Source excerpt -
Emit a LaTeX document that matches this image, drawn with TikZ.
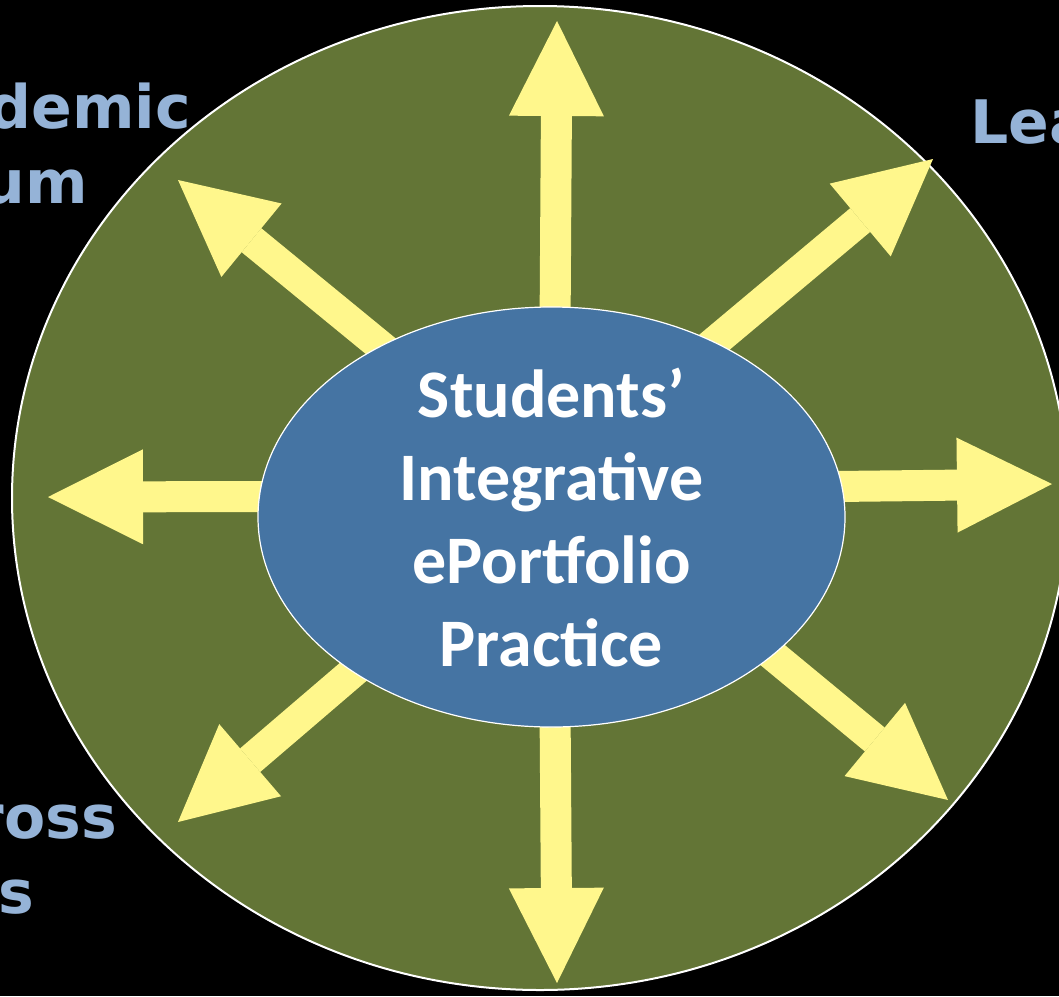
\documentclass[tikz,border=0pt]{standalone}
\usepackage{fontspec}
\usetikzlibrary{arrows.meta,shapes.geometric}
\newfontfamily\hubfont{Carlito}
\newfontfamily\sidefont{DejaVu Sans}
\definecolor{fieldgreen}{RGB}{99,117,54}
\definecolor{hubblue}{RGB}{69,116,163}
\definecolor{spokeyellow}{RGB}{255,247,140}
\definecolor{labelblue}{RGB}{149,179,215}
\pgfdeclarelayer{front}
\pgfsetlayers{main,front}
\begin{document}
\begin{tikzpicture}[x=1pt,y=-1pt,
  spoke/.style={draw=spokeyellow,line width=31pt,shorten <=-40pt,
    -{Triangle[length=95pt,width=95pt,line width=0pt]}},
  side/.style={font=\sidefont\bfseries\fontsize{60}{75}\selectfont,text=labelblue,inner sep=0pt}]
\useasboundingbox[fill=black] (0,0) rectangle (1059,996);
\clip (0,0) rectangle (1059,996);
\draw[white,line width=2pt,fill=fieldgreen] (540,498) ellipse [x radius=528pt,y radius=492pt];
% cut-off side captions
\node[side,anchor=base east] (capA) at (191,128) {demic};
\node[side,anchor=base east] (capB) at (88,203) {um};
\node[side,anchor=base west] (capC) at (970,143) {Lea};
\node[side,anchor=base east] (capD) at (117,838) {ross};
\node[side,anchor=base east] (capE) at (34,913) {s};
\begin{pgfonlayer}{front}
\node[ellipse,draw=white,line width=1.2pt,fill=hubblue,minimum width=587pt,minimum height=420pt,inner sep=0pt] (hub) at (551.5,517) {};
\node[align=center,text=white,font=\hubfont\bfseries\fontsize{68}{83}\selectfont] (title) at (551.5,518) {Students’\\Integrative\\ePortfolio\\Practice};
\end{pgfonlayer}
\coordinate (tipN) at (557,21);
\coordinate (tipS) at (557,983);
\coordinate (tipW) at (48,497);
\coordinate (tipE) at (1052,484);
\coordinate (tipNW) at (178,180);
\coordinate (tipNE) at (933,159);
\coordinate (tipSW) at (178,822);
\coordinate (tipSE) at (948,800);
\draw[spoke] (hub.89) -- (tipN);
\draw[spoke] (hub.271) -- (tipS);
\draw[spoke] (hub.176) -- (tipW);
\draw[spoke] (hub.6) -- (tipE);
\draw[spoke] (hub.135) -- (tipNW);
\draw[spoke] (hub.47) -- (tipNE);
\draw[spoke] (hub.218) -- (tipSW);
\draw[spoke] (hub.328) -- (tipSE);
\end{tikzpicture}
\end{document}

Exercise brief - Return the whole listing, word for word, and leave out every picture.

Task answer -
Emit a LaTeX document that matches this image, drawn with TikZ.
\documentclass[tikz,border=0pt]{standalone}
\usepackage{fontspec}
\usetikzlibrary{arrows.meta,shapes.geometric}
\newfontfamily\hubfont{Carlito}
\newfontfamily\sidefont{DejaVu Sans}
\definecolor{fieldgreen}{RGB}{99,117,54}
\definecolor{hubblue}{RGB}{69,116,163}
\definecolor{spokeyellow}{RGB}{255,247,140}
\definecolor{labelblue}{RGB}{149,179,215}
\pgfdeclarelayer{front}
\pgfsetlayers{main,front}
\begin{document}
\begin{tikzpicture}[x=1pt,y=-1pt,
  spoke/.style={draw=spokeyellow,line width=31pt,shorten <=-40pt,
    -{Triangle[length=95pt,width=95pt,line width=0pt]}},
  side/.style={font=\sidefont\bfseries\fontsize{60}{75}\selectfont,text=labelblue,inner sep=0pt}]
\useasboundingbox[fill=black] (0,0) rectangle (1059,996);
\clip (0,0) rectangle (1059,996);
\draw[white,line width=2pt,fill=fieldgreen] (540,498) ellipse [x radius=528pt,y radius=492pt];
% cut-off side captions
\node[side,anchor=base east] (capA) at (191,128) {demic};
\node[side,anchor=base east] (capB) at (88,203) {um};
\node[side,anchor=base west] (capC) at (970,143) {Lea};
\node[side,anchor=base east] (capD) at (117,838) {ross};
\node[side,anchor=base east] (capE) at (34,913) {s};
\begin{pgfonlayer}{front}
\node[ellipse,draw=white,line width=1.2pt,fill=hubblue,minimum width=587pt,minimum height=420pt,inner sep=0pt] (hub) at (551.5,517) {};
\node[align=center,text=white,font=\hubfont\bfseries\fontsize{68}{83}\selectfont] (title) at (551.5,518) {Students’\\Integrative\\ePortfolio\\Practice};
\end{pgfonlayer}
\coordinate (tipN) at (557,21);
\coordinate (tipS) at (557,983);
\coordinate (tipW) at (48,497);
\coordinate (tipE) at (1052,484);
\coordinate (tipNW) at (178,180);
\coordinate (tipNE) at (933,159);
\coordinate (tipSW) at (178,822);
\coordinate (tipSE) at (948,800);
\draw[spoke] (hub.89) -- (tipN);
\draw[spoke] (hub.271) -- (tipS);
\draw[spoke] (hub.176) -- (tipW);
\draw[spoke] (hub.6) -- (tipE);
\draw[spoke] (hub.135) -- (tipNW);
\draw[spoke] (hub.47) -- (tipNE);
\draw[spoke] (hub.218) -- (tipSW);
\draw[spoke] (hub.328) -- (tipSE);
\end{tikzpicture}
\end{document}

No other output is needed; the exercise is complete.